As we drove back to Karjat it began to drizzle. The sign of rain gave me a reason to come back, i.e. to see the waterfalls in their full glory as they curtain the caves, enveloping them and raising the spectators' curiosity about what secret lies behind the veil of water, or perhaps their hearts. 

TREK INFO:

Group: 10 people
Reaching Karjat: Any Karjat or Khopoli bound Fast(preferable)/Slow train from CST/Dadar. Board the earliest train possible. Find the timetable here.
Reading Kondivde Village (base camp for the trek): Take a share auto costing Rs. 5 per person/Rs. 20 for full auto till Shriram bridge (20 minutes drive). Hire a tum-tum/tempo from Shriram bridge to Kondivde Village costing Rs. 200 for the full tum-tum (seating 10 people). Do not forget to take the contact number of your tum-tum wala as you'll need to call him for your return from Kondidve to Karjat.
Trek Intensity: Easy
Trek Time: 1.5 hrs ascend, 30 minutes descent.
What to carry: Water, food, cap(for sun)/wind-cheater(for rain), a shoulder bag, sun-tan (don't forget, i still have tan marks :P), camera and a desire to enjoy!!
Caution: Slippery trails during rains, crossing water flows and avoiding running out of water.
Cost: It cost us approximately Rs. 100 per person incl second-class return ticket to Karjat from Dadar, Two way auto-rickshaw and tum-tum fare and cost of kokam sherbet and mineral water.

7 comments:

Anu said...

Looks like you had a wonderful trip.. I have heard of these caves, but have not been there yet... what is the trek like? easy or difficult?

Shreya said...

hey...lovely description .... it surely was an awesome trek,....

Preeti Datar said...

Hey Anu. It fee;ls great to see a comment from you, a very seasoned blogger :)
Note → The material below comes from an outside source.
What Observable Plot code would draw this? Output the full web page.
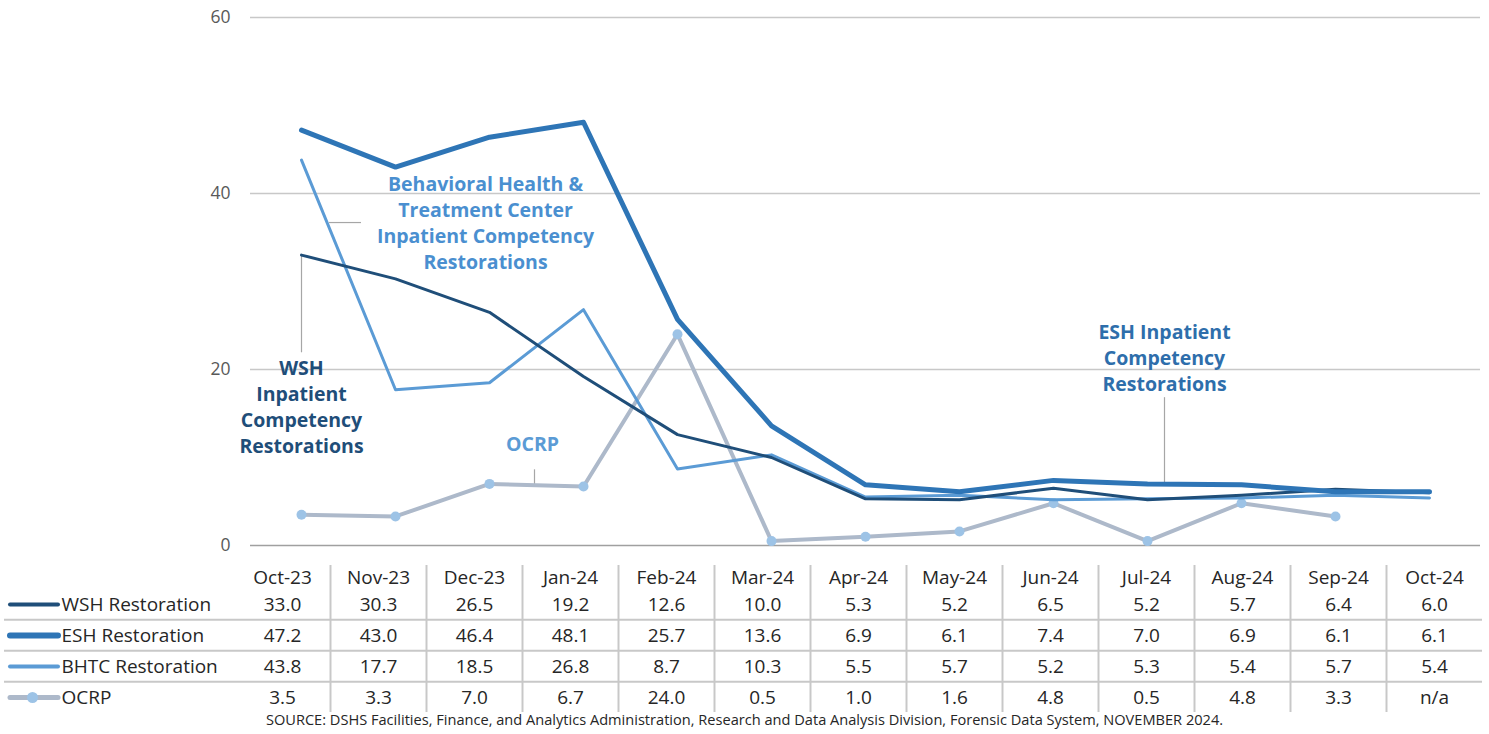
<!DOCTYPE html>
<html>
<head>
<meta charset="utf-8">
<script src="https://cdn.jsdelivr.net/npm/d3@7"></script>
<script src="https://cdn.jsdelivr.net/npm/@observablehq/plot@0.6"></script>
<style>
  html, body { margin: 0; padding: 0; background: #fff; }
  #wrap { width: 1489px; height: 734px; position: relative; overflow: hidden; font-family: "Open Sans", Lato, sans-serif; }
  #wrap svg { display: block; }
  #source { position: absolute; left: 0; top: 711px; width: 1489px; text-align: center; font-size: 14.6px; color: #262626; line-height: 17px; font-family: "Open Sans", Lato, sans-serif; }
</style>
</head>
<body>
<div id="wrap"></div>
<script>
const months = ["Oct-23","Nov-23","Dec-23","Jan-24","Feb-24","Mar-24","Apr-24","May-24","Jun-24","Jul-24","Aug-24","Sep-24","Oct-24"];
const wsh  = [33.0, 30.3, 26.5, 19.2, 12.6, 10.0, 5.3, 5.2, 6.5, 5.2, 5.7, 6.4, 6.0];
const esh  = [47.2, 43.0, 46.4, 48.1, 25.7, 13.6, 6.9, 6.1, 7.4, 7.0, 6.9, 6.1, 6.1];
const bhtc = [43.8, 17.7, 18.5, 26.8, 8.7, 10.3, 5.5, 5.7, 5.2, 5.3, 5.4, 5.7, 5.4];
const ocrp = [3.5, 3.3, 7.0, 6.7, 24.0, 0.5, 1.0, 1.6, 4.8, 0.5, 4.8, 3.3, null];
const seriesNames = ["WSH Restoration", "ESH Restoration", "BHTC Restoration", "OCRP"];
const yTicks = [0, 20, 40, 60];

const C = {wsh: "#1f4e79", esh: "#2e75b6", bhtc: "#5b9bd5", ocrpLine: "#adb9ca", ocrpDot: "#9dc3e6"};
const toRows = (arr) => months.map((m, i) => ({m, v: arr[i]}));
const WSH = toRows(wsh), ESH = toRows(esh), BHTC = toRows(bhtc), OCRP = toRows(ocrp);

const font = "'Open Sans', Lato, sans-serif";
const labelFont = {fontFamily: font, fontWeight: "bold", fontSize: 19.5, lineHeight: 1.33, textAnchor: "middle"};

const chart = Plot.plot({
  width: 1489, height: 560,
  marginLeft: 250, marginRight: 9, marginTop: 17, marginBottom: 15,
  style: {fontFamily: font, background: "#fff", overflow: "visible"},
  x: {type: "point", domain: months, padding: 0.5, axis: null},
  y: {domain: [0, 60], ticks: yTicks, label: null},
  marks: [
    Plot.ruleY([20, 40, 60], {stroke: "#c8c8c8", strokeWidth: 1.5}),
    Plot.ruleY([0], {stroke: "#a0a0a0", strokeWidth: 1.5}),
    Plot.axisY({ticks: yTicks, tickSize: 0, tickPadding: 20, fontSize: 17.5, fill: "#595959", label: null}),
    // leader lines
    Plot.ruleX(["Oct-23"], {x: d => d, y1: 21.9, y2: 33.0, stroke: "#a6a6a6", strokeWidth: 1.2}),
    Plot.ruleY([36.7], {x1: () => "Oct-23", x2: () => "Nov-23", insetLeft: 28, insetRight: 34, stroke: "#a6a6a6", strokeWidth: 1.2}),
    Plot.ruleX(["Dec-23"], {x: d => d, dx: 45, y1: 6.9, y2: 8.6, stroke: "#a6a6a6", strokeWidth: 1.2}),
    Plot.ruleX(["Jul-24"], {x: d => d, dx: 17, y1: 7.1, y2: 16.8, stroke: "#a6a6a6", strokeWidth: 1.2}),
    // series
    Plot.line(OCRP, {x: "m", y: "v", stroke: C.ocrpLine, strokeWidth: 4, strokeLinejoin: "round", strokeLinecap: "round"}),
    Plot.dot(OCRP.filter(d => d.v != null), {x: "m", y: "v", r: 5, fill: C.ocrpDot}),
    Plot.line(BHTC, {x: "m", y: "v", stroke: C.bhtc, strokeWidth: 3, strokeLinejoin: "round", strokeLinecap: "round"}),
    Plot.line(WSH, {x: "m", y: "v", stroke: C.wsh, strokeWidth: 3, strokeLinejoin: "round", strokeLinecap: "round"}),
    Plot.line(ESH, {x: "m", y: "v", stroke: C.esh, strokeWidth: 5, strokeLinejoin: "round", strokeLinecap: "round"}),
    // annotations
    Plot.text(["Behavioral Health &\nTreatment Center\nInpatient Competency\nRestorations"], {x: () => "Dec-23", y: () => 36.76, dx: -4, text: d => d, fill: "#4a8fd0", ...labelFont}),
    Plot.text(["WSH\nInpatient\nCompetency\nRestorations"], {x: () => "Oct-23", y: () => 15.85, text: d => d, fill: "#1f4e79", ...labelFont}),
    Plot.text(["OCRP"], {x: () => "Dec-23", y: () => 11.7, dx: 43, text: d => d, fill: "#5b9bd5", ...labelFont}),
    Plot.text(["ESH Inpatient\nCompetency\nRestorations"], {x: () => "Jul-24", y: () => 21.5, dx: 17, text: d => d, fill: "#2e6eab", ...labelFont})
  ]
});

// data table
const tableRows = [
  {name: seriesNames[0], vals: wsh},
  {name: seriesNames[1], vals: esh},
  {name: seriesNames[2], vals: bhtc},
  {name: seriesNames[3], vals: ocrp}
];
const cells = tableRows.flatMap(r => months.map((m, i) => ({row: r.name, m, t: r.vals[i] == null ? "n/a" : r.vals[i].toFixed(1)})));
const swatch = [
  {row: seriesNames[0], c: C.wsh, w: 4},
  {row: seriesNames[1], c: C.esh, w: 6},
  {row: seriesNames[2], c: C.bhtc, w: 4},
  {row: seriesNames[3], c: C.ocrpLine, w: 5}
];

const table = Plot.plot({
  width: 1489, height: 152,
  marginLeft: 4, marginRight: 7, marginTop: 5, marginBottom: 0,
  style: {fontFamily: font, background: "#fff", overflow: "visible"},
  x: {type: "band", domain: months, range: [234, 1482], padding: 0, axis: null},
  y: {type: "point", domain: seriesNames, range: [43, 137], padding: 0, axis: null},
  marks: [
    Plot.ruleY(seriesNames.slice(1), {y: d => d, dy: -15.7, stroke: "#c8c8c8", strokeWidth: 2}),
    Plot.ruleX(months.slice(1), {x: d => d, dx: -48, stroke: "#c8c8c8", strokeWidth: 2}),
    Plot.text(months, {x: d => d, frameAnchor: "top", lineAnchor: "middle", dy: 12, text: d => d, fontSize: 19, fill: "#262626"}),
    Plot.text(cells, {x: "m", y: "row", text: "t", fontSize: 19, fill: "#262626"}),
    Plot.ruleY(swatch, {y: "row", stroke: "c", strokeWidth: "w", insetLeft: 6, insetRight: 1424, strokeLinecap: "round"}),
    Plot.dot([seriesNames[3]], {y: d => d, frameAnchor: "left", dx: 28, r: 5.5, fill: C.ocrpDot}),
    Plot.text(seriesNames, {y: d => d, frameAnchor: "left", dx: 57, textAnchor: "start", text: d => d, fontSize: 19, fill: "#262626"})
  ]
});

const wrap = document.getElementById("wrap");
wrap.appendChild(chart);
wrap.appendChild(table);
const src = document.createElement("div");
src.id = "source";
src.textContent = "SOURCE: DSHS Facilities, Finance, and Analytics Administration, Research and Data Analysis Division, Forensic Data System, NOVEMBER 2024.";
wrap.appendChild(src);
</script>
</body>
</html>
The trek is fairly easy. The water falls are very pretty too. You must go there this monsoon :)

Karnav said...

Finally some accurate info/description ;) but u forgot Rajmachi :)

Preeti Datar said...

Yes Shreya, the trek rocked!
Thanks Karnav. Rajmachi will be spoken about after the trip!

blog said...

Enjoyed reading your posts. You nearly made me 'take off' to those wonderful spots.


(Are you open to get these published in my print-magazine? If so, you can reach me at rajuda@care2.com)

Capricorn said...

hey can you provide the number of the tum-tum wala (Deshmukh)??